A 7 out of 10 credibility reading. The strong side: FY24 and FY25 revenue and PAT both comfortably beat internal benchmarks (₹987 Cr vs ₹800 Cr anchor; ₹158 Cr PAT vs ₹130-140 Cr consensus), IPO proceeds were deployed on schedule, the CRISIL rating climbed two notches in under two years (BBB → BBB+ → A-), debt-to-equity fell from 2.29 in FY23 to 0.49 by H1 FY26, and management has been willing to publicly revise near-term guidance down rather than bury it. The weak side: capacity targets — particularly the FY26 1 GW solar and the 2026 electrolyzer gigafactory — are drifting, and the BESS 2030 target was revised upward (3.5 → 20 GWh) in the same half-year that the company was sitting out BESS tenders because of price. The tendency to announce aspirational 2030 numbers before 2026 commitments are delivered is the single most credible concern in the story.

6. What the Story Is Now

What has been genuinely de-risked. The revenue ramp (FY22 ₹124 Cr → FY23 ₹135 Cr → FY24 ₹383 Cr → FY25 ₹987 Cr → TTM ₹1,409 Cr) is visible in reported financials and anchored by 400+ MW delivered, 550+ MW under execution, and a ₹2,500+ Cr order book with named counterparties (Dalmia Bharat, JK Cement, BPCL, MSEDCL, RVUNL, TGGENCO, KPTCL). The CRISIL upgrade to A- in 24 months is external validation that the balance-sheet discipline is real. The Actis USD 100M commitment, alongside the USD 108M monetisation of 238 MW, is a genuine institutional endorsement that the IPP assets are bankable and that capital-recycling is more than a slide.

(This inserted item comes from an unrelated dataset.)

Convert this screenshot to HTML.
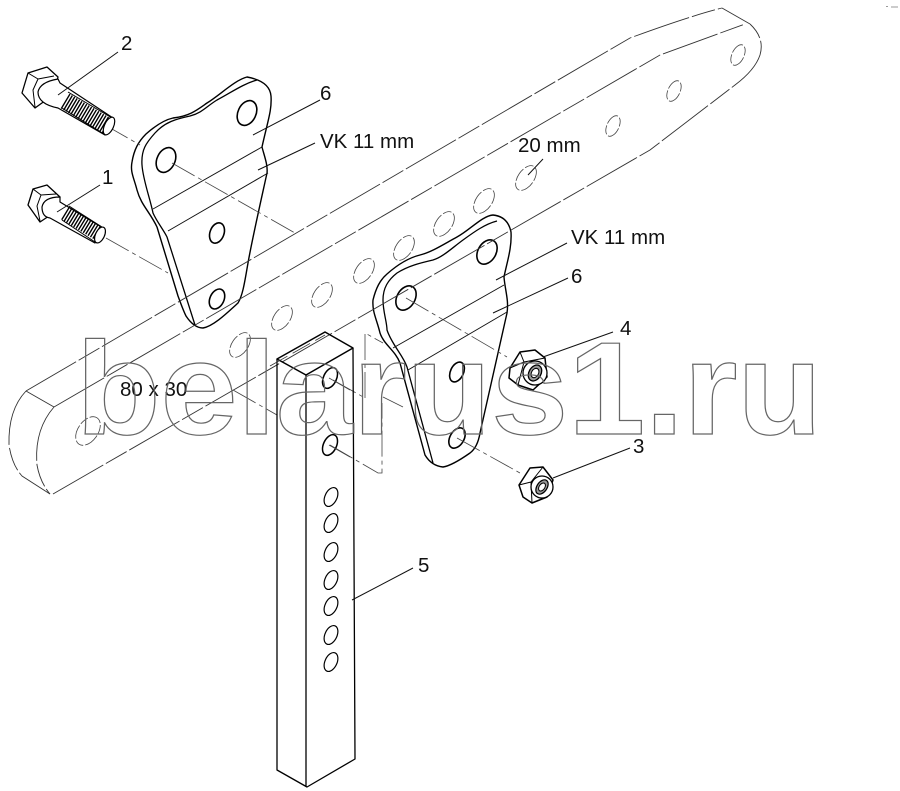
<!DOCTYPE html>
<html><head><meta charset="utf-8"><style>
html,body{margin:0;padding:0;background:#fff}
svg{display:block}
text{font-family:"Liberation Sans",sans-serif;font-size:20.5px;fill:#111}
.l{fill:none;stroke:#111;stroke-width:1}
.b{fill:none;stroke:#333;stroke-width:.9;stroke-dasharray:58 3 24 3}
.h{fill:none;stroke:#444;stroke-width:.8;stroke-dasharray:14 2 9 2}
.a{fill:none;stroke:#444;stroke-width:.8;stroke-dasharray:26 4 4 4}
.p{fill:#fff;stroke:#000;stroke-width:1.4;stroke-linejoin:round}
.i{fill:none;stroke:#000;stroke-width:1.3}
.o{fill:#fff;stroke:#000;stroke-width:1.6}
.t{fill:none;stroke:#000;stroke-width:1.2}
</style></head><body>
<svg width="900" height="791" viewBox="0 0 900 791" xmlns="http://www.w3.org/2000/svg">
<rect width="900" height="791" fill="#fff"/>
<path d="M886 6.500h2M891 7h7" stroke="#999" stroke-width="1" fill="none"/>

<!-- beam holes -->
<g class="h">
<ellipse cx="88" cy="431" rx="10" ry="16" transform="rotate(35 88 431)"/>
<ellipse cx="240" cy="345" rx="8" ry="14" transform="rotate(35 240 345)"/>
<ellipse cx="282" cy="318" rx="8" ry="14" transform="rotate(35 282 318)"/>
<ellipse cx="322" cy="295" rx="8" ry="14" transform="rotate(35 322 295)"/>
<ellipse cx="364" cy="271" rx="8" ry="14" transform="rotate(35 364 271)"/>
<ellipse cx="404" cy="248" rx="8" ry="14" transform="rotate(35 404 248)"/>
<ellipse cx="444" cy="224" rx="8" ry="14" transform="rotate(35 444 224)"/>
<ellipse cx="484" cy="201" rx="8" ry="14" transform="rotate(35 484 201)"/>
<ellipse cx="526" cy="178" rx="8" ry="14" transform="rotate(35 526 178)"/>
<ellipse cx="613" cy="126" rx="6" ry="11" transform="rotate(25 613 126)"/>
<ellipse cx="674" cy="91" rx="6" ry="11" transform="rotate(25 674 91)"/>
<ellipse cx="738" cy="55" rx="6" ry="11" transform="rotate(25 738 55)"/>
</g>

<!-- plates -->
<path class="p" d="M247 77C258 79 270 84 271 96C272 110 268 120 262 147C264 155 268 165 267 173C260 205 252 240 248 263C245 280 243 295 238 303C228 312 214 326 203 328C196 328 190 322 186 316C183 310 181 304 178 296L157 227C150 212 141 205 137 190C134 178 130 172 132 162C134 150 138 142 146 134C155 126 164 120 173 118C190 116 197 110 207 103C220 95 235 80 247 77Z"/>
<path class="i" d="M257 80C243 84 232 92 217 100C207 106 202 113 190 116C176 119 165 122 155 133C146 143 141 150 142 165C143 180 150 198 153 213C157 222 163 229 167 237L195 325"/>
<path class="p" d="M493 215C503 216 509 222 511 232C512 248 507 262 504 277C505 290 509 300 507 313L480 433C478 445 474 450 470 453C460 460 450 466 443 467C433 466 428 460 425 455L400 363C395 350 384 345 380 333C377 320 372 312 373 300C376 288 380 280 387 274C396 266 408 258 420 255C432 252 444 244 457 237C470 230 482 216 493 215Z"/>
<path class="i" d="M497 221C485 224 474 232 463 240C452 248 443 257 433 260C420 263 408 266 397 273C388 280 383 288 383 300C383 312 387 322 387 330C392 345 403 355 407 367L433 463"/>
<g class="o">
<ellipse cx="247" cy="113" rx="9" ry="13" transform="rotate(25 247 113)"/>
<ellipse cx="166" cy="160" rx="9" ry="13" transform="rotate(25 166 160)"/>
<ellipse cx="217" cy="233" rx="7" ry="10.500" transform="rotate(20 217 233)"/>
<ellipse cx="217" cy="299" rx="7" ry="10.500" transform="rotate(25 217 299)"/>
<ellipse cx="487" cy="252" rx="9" ry="13" transform="rotate(30 487 252)"/>
<ellipse cx="406" cy="298" rx="9" ry="13" transform="rotate(30 406 298)"/>
<ellipse cx="457" cy="372" rx="6.500" ry="10.500" transform="rotate(25 457 372)"/>
<ellipse cx="457" cy="438" rx="7" ry="11" transform="rotate(30 457 438)"/>
</g>

<!-- bend lines -->
<path class="l" d="M153 209L262 147M168 231L268 173M393 348L504 285M408 370L507 312"/>

<!-- beam outline -->
<g class="b">
<path d="M26 391L630 38Q690 16 722 8"/>
<path d="M54 407L660 55L745 24"/>
<path d="M53 494L650 150L735 85Q755 70 760 55Q765 38 750 24"/>
<path d="M722 8L750 24"/>
<path d="M26 391Q8 410 9 445Q12 465 22 476L50 494"/>
<path d="M54 407Q34 430 37 465Q40 482 50 494"/>
<path d="M26 391L54 407"/>
</g>

<!-- axis lines -->
<g class="a">
<path d="M105 125L140 145M106 238L168 273"/>
<path d="M172 163L295 233"/>
<path d="M233 390L277 415M333 380L365 398M365 398L365 333L383 343"/>
<path d="M383 397L403 407M330 445L378 473L382 473L382 403"/>
<path d="M406 298L507 357M457 438L520 473"/>
</g>

<!-- post -->
<g fill="none" stroke="#000" stroke-linejoin="round">
<path stroke-width="1.5" d="M277 359L325 332L353 348L306 375Z"/>
<path stroke-width="1.300" d="M277 359V770L307 787L355 759L353 348M306 375V787"/>
</g>
<path d="M270 366L325 335" stroke="#333" stroke-width=".8" stroke-dasharray="20 6" fill="none"/>
<g class="t">
<ellipse cx="330" cy="378" rx="6.500" ry="11" transform="rotate(25 330 378)" stroke-width="1.500"/>
<ellipse cx="330" cy="445" rx="6.500" ry="11" transform="rotate(25 330 445)" stroke-width="1.500"/>
<ellipse cx="331" cy="497" rx="6" ry="10" transform="rotate(25 331 497)"/>
<ellipse cx="331" cy="523" rx="6" ry="10" transform="rotate(25 331 523)"/>
<ellipse cx="331" cy="552" rx="6" ry="10" transform="rotate(25 331 552)"/>
<ellipse cx="331" cy="580" rx="6" ry="10" transform="rotate(25 331 580)"/>
<ellipse cx="331" cy="606" rx="6" ry="10" transform="rotate(25 331 606)"/>
<ellipse cx="331" cy="635" rx="6" ry="10" transform="rotate(25 331 635)"/>
<ellipse cx="331" cy="662" rx="6" ry="10" transform="rotate(25 331 662)"/>
</g>
<path d="M329 378L350 390M329 445L350 457" class="a"/>

<!-- bolt 2 -->
<g stroke="#000" stroke-linejoin="round">
<path d="M28 73L47 67L58 77L53 95L35 108L22 93Z" fill="#fff" stroke-width="1.300"/>
<path d="M28 73L38 79L54 76M38 79L33 90L35 107" fill="none" stroke-width="1"/>
<path d="M58 79Q40 82 38 92Q38 104 58 108L105 135L113 118L60 83Z" fill="#fff" stroke-width="1.200"/>
<path d="M65 101L107 126" fill="none" stroke="#000" stroke-width="17" stroke-dasharray="1.400 1.400"/>
<path d="M68 92L112 118M62 108L104 134" fill="none" stroke-width="1"/>
<ellipse cx="109" cy="126" rx="4.500" ry="9.500" transform="rotate(25 109 126)" fill="#fff" stroke-width="1.200"/>
<!-- bolt 1 -->
<path d="M33 189L47 185L60 197L55 212L40 222L28 205Z" fill="#fff" stroke-width="1.300"/>
<path d="M33 189L41 195L56 194M41 195L37 206L40 221" fill="none" stroke-width="1"/>
<path d="M60 197Q44 197 42 207Q42 217 50 218L95 243L103 228L60 202Z" fill="#fff" stroke-width="1.200"/>
<path d="M65 213L98 233" fill="none" stroke="#000" stroke-width="15" stroke-dasharray="1.400 1.400"/>
<path d="M69 206L102 227M62 220L95 242" fill="none" stroke-width="1"/>
<ellipse cx="100" cy="235" rx="4.500" ry="8.500" transform="rotate(25 100 235)" fill="#fff" stroke-width="1.200"/>
<!-- nut 4 -->
<path d="M520 352L535 350L545 358L547 377L533 390L518 385L509 378L510 368Z" fill="#fff" stroke-width="1.500"/>
<path d="M520 352L524 362L545 358M524 362L518 385M510 368L524 362" fill="none" stroke-width="1"/>
<circle cx="535" cy="373" r="12" fill="#fff" stroke-width="1.300"/>
<ellipse cx="535" cy="373" rx="6" ry="8.500" transform="rotate(30 535 373)" fill="#999" stroke-width="1.300"/>
<ellipse cx="535" cy="373" rx="3.500" ry="5" transform="rotate(30 535 373)" fill="#fff" stroke-width="1"/>
<!-- nut 3 -->
<path d="M519 485L530 468L543 467L553 480L547 497L532 503L523 497Z" fill="#fff" stroke-width="1.500"/>
<path d="M519 485L531 482L543 467M531 482L532 503" fill="none" stroke-width="1"/>
<circle cx="542" cy="487" r="11" fill="#fff" stroke-width="1.300"/>
<ellipse cx="542" cy="487" rx="5" ry="8" transform="rotate(35 542 487)" fill="#999" stroke-width="1.200"/>
<ellipse cx="542" cy="487" rx="2.800" ry="4.500" transform="rotate(35 542 487)" fill="#fff" stroke-width="1"/>
</g>

<!-- leaders -->
<path class="l" d="M58 95L118 52M57 212L100 185M253 135L320 100M258 170L315 143M528 175L543 159M496 280L567 243M493 313L568 278M543 357L613 332M553 478L630 448M352 600L413 568"/>

<!-- labels -->
<text x="121" y="50">2</text>
<text x="320" y="100">6</text>
<text x="320" y="148">VK 11 mm</text>
<text x="518" y="152">20 mm</text>
<text x="102" y="184">1</text>
<text x="571" y="244">VK 11 mm</text>
<text x="571" y="283">6</text>
<text x="620" y="335">4</text>
<text x="633" y="453">3</text>
<text x="120" y="396">80 x 30</text>
<text x="418" y="572">5</text>

<!-- watermark -->
<text x="76" y="434" textLength="746" lengthAdjust="spacingAndGlyphs" style="font-size:132px;font-weight:bold;fill:none;stroke:#666;stroke-width:1.200">belarus1.ru</text>
</svg>
</body></html>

What still looks stretched. The story now simultaneously carries a 1 GW FY26 solar target, a 1+ GWh FY26 BESS target, a 500 MW 2026 electrolyzer gigafactory, a 225 TPD e-methanol pilot, a 60,000 MTPA green-ammonia offtake (commissioning 2028), a 20 GWh BESS 2030 target, a 1 MMTPA e-fuels 2030 goal, a new data-centres vertical (100 MW by 2030), and a fresh CCUS initiative. Each is plausible in isolation; the aggregate requires execution, working capital, and governance bandwidth that is unproven at this scale. Trade receivables at ₹394 Cr (FY25) growing to ₹441 Cr (H1 FY26) are the single most important balance-sheet variable to watch because the company's own FY26 guidance collapses if H2 revenue concentration repeats and cash conversion slips another quarter.

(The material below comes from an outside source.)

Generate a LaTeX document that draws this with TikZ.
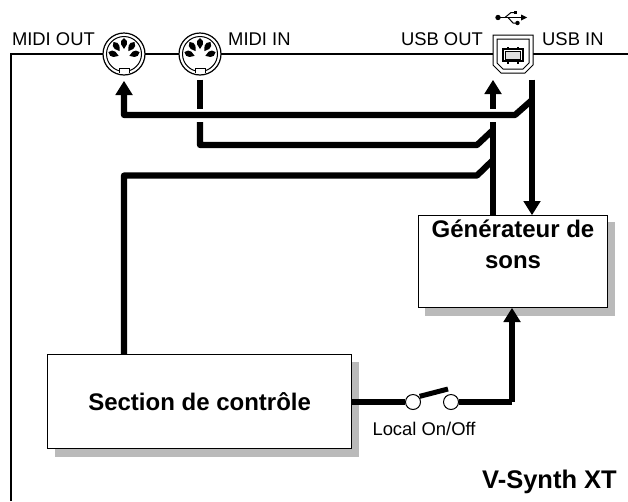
\documentclass[tikz,border=0pt]{standalone}
\usepackage{fontspec}
\setmainfont{Liberation Sans}
\usetikzlibrary{arrows.meta,calc}
\tikzset{
 x=1pt,y=-1pt,
 sig/.style={line width=6.2pt,line join=round},
 sigarrow/.style={sig,-{Triangle[length=14pt,width=17.5pt,line width=0pt]}},
 unit/.style={draw=black,line width=1.3pt,fill=white,inner sep=0pt,align=center,font=\bfseries\fontsize{24}{31}\selectfont},
 shadowbox/.style={fill=black!27,draw=none},
 lab/.style={inner sep=0pt,font=\fontsize{18.4}{20}\selectfont},
 din/.style={circle,draw=black,fill=white,line width=1.2pt,minimum size=42pt,inner sep=0pt},
 contact/.style={circle,draw=black,fill=white,line width=1pt,minimum size=15pt,inner sep=0pt},
}
\newcommand{\dinpins}[1]{%
 \draw[line width=1pt] (#1) circle (17.5);
 \foreach \a/\o in {90/90,135/124,45/56,180/160,0/20}{
   \fill[black] ($(#1)+(-\a:10.5)+(-\o:-5.5)$)
     -- ($(#1)+(-\a:10.5)+(-\o:-1)+(-\o-90:2.8)$)
     -- ($(#1)+(-\a:10.5)+(-\o:2.5)+(-\o-90:2.8)$)
     -- ($(#1)+(-\a:10.5)+(-\o:5.5)$)
     -- ($(#1)+(-\a:10.5)+(-\o:2.5)+(-\o+90:2.8)$)
     -- ($(#1)+(-\a:10.5)+(-\o:-1)+(-\o+90:2.8)$) -- cycle;
 }
 \fill[white] ($(#1)+(-5,14)$) rectangle ($(#1)+(5,19)$);
 \draw[line width=1pt] ($(#1)+(-5,18.5)$) -- ($(#1)+(-5,14)$) -- ($(#1)+(5,14)$) -- ($(#1)+(5,18.5)$);
}
\begin{document}
\begin{tikzpicture}
\useasboundingbox (0,0) rectangle (628,501);
% frame
\coordinate (fa) at (11,501);\coordinate (fb) at (11,54);\coordinate (fc) at (628,54);
\draw[line width=1.8pt] (fa) -- (fb) -- (fc);
% connectors
\node[din] (mout) at (124,54) {};
\node[din] (min) at (200,54) {};
\dinpins{mout}\dinpins{min}
% usb
\draw[line width=1pt,fill=white] (493,35) -- (533,35) -- (533,65) -- (525,73) -- (501,73) -- (493,65) -- cycle;
\draw[line width=1pt] (497,39) -- (529,39) -- (529,63) -- (523,69) -- (503,69) -- (497,63) -- cycle;
\draw[line width=1.4pt] (503,49) rectangle (523,61);
\draw[line width=0.8pt,fill=black!12] (505.5,51) rectangle (520.5,59);
\foreach \x in {507,517}{\fill (\x,46.5) rectangle +(2,2.5);\fill (\x,61) rectangle +(2,2.5);}
% usb symbol
\fill (498,17.5) circle (2.7);
\draw[line width=1pt] (498,17.5) -- (522,17.5);
\fill (527,17.5) -- (521,14.5) -- (521,20.5) -- cycle;
\draw[line width=1pt] (505,17.5) -- (511,12.5) -- (514,12.5);
\fill (514,10.8) rectangle +(3.4,3.4);
\draw[line width=1pt] (508,17.5) -- (513,23) -- (516,23);
\fill (517.5,23) circle (2.2);
% labels
\node[lab,anchor=base east] (l1) at (95,45) {MIDI OUT};
\node[lab,anchor=base west] (l2) at (228,45) {MIDI IN};
\node[lab,anchor=base east] (l3) at (483,45) {USB OUT};
\node[lab,anchor=base west] (l4) at (542,45) {USB IN};
% boxes
\fill[shadowbox] (425,222) rectangle (615,316);
\fill[shadowbox] (55,362) rectangle (359,457);
\node[unit,minimum width=189pt,minimum height=92pt,anchor=north west] (gen) at (418,215) {};
\node[unit,draw=none,fill=none] (gentext) at (513,244) {Générateur de\\sons};
\node[unit,minimum width=304pt,minimum height=94pt,anchor=north west] (sec) at (47,354) {Section de contrôle};
% switch
\node[contact] (s1) at (413,402) {};
\node[contact] (s2) at (451,402) {};
\coordinate (lev) at (448,389);
\draw[line width=5pt] (s1.north east) ++(1,0) -- (lev);
\node[lab,anchor=base] (loc) at (424,435) {Local On/Off};
\node[anchor=base east,inner sep=0pt,font=\bfseries\fontsize{25.5}{28}\selectfont] (vs) at (617,488) {V-Synth XT};
% signals
\coordinate (j1a) at (124,115);\coordinate (j1b) at (515,115);\coordinate (j1c) at (532,100);
\coordinate (tip1) at (124,81);
\draw[sigarrow] (j1c) -- (j1b) -- (j1a) -- (tip1);
\coordinate (u1) at (532,79.5);\coordinate (g1) at (532,215);
\draw[sigarrow] (u1) -- (g1);
\coordinate (m1) at (200,79.5);\coordinate (m2) at (200,108.5);
\draw[sig] (m1) -- (m2);
\coordinate (m3) at (200,122);\coordinate (m4) at (200,145);\coordinate (m5) at (477,145);\coordinate (m6) at (493,130);
\draw[sig] (m3) -- (m4) -- (m5) -- (m6);
\coordinate (o1) at (493,122);\coordinate (o2) at (493,215);
\draw[sig] (o1) -- (o2);
\coordinate (o3) at (493,108.5);\coordinate (o4) at (493,80);
\draw[sigarrow] (o3) -- (o4);
\coordinate (c1) at (124,175.5);\coordinate (c2) at (477,175.5);\coordinate (c3) at (493,160);
\draw[sig] (sec.north -| c1) -- (c1) -- (c2) -- (c3);
\draw[sig] (sec.east |- s1) -- (s1.west);
\coordinate (r1) at (512,402);
\draw[sig] (s2.east) -- (r1);
\coordinate (r2) at (512,308);
\draw[sigarrow] (r1) -- (r2);
\end{tikzpicture}
\end{document}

What the reader should believe. Oriana is a genuine renewable-energy execution business that has moved from ~₹100 Cr scale to the ₹1,000-2,500 Cr range in three years, with improving margins (EBITDA margin 14.9% FY23 → 24.9% FY25), falling leverage, a visible order book, and a credible capital-recycling partnership with a USD 12.5B AUM institutional investor. The management team has delivered revenue and PAT beats relative to their own guidance three years in a row.

What the reader should discount. The 2028-2030 multi-vertical targets are marketing-grade, not bankable. Each 1-year forward promise has a decent chance of holding; each 3-year forward promise has been revised at least once, and the tendency is compounding. The discretion to pivot between EPC, IPP, capital-recycling, hydrogen, BESS, CCUS, and data centres is both a genuine adaptability (as Rupal Gupta frames it) and a leading indicator of scope creep — the "trillion-dollar slide" explicitly introduced in Q2 FY26 is the clearest single signal that the narrative is scaling faster than the business.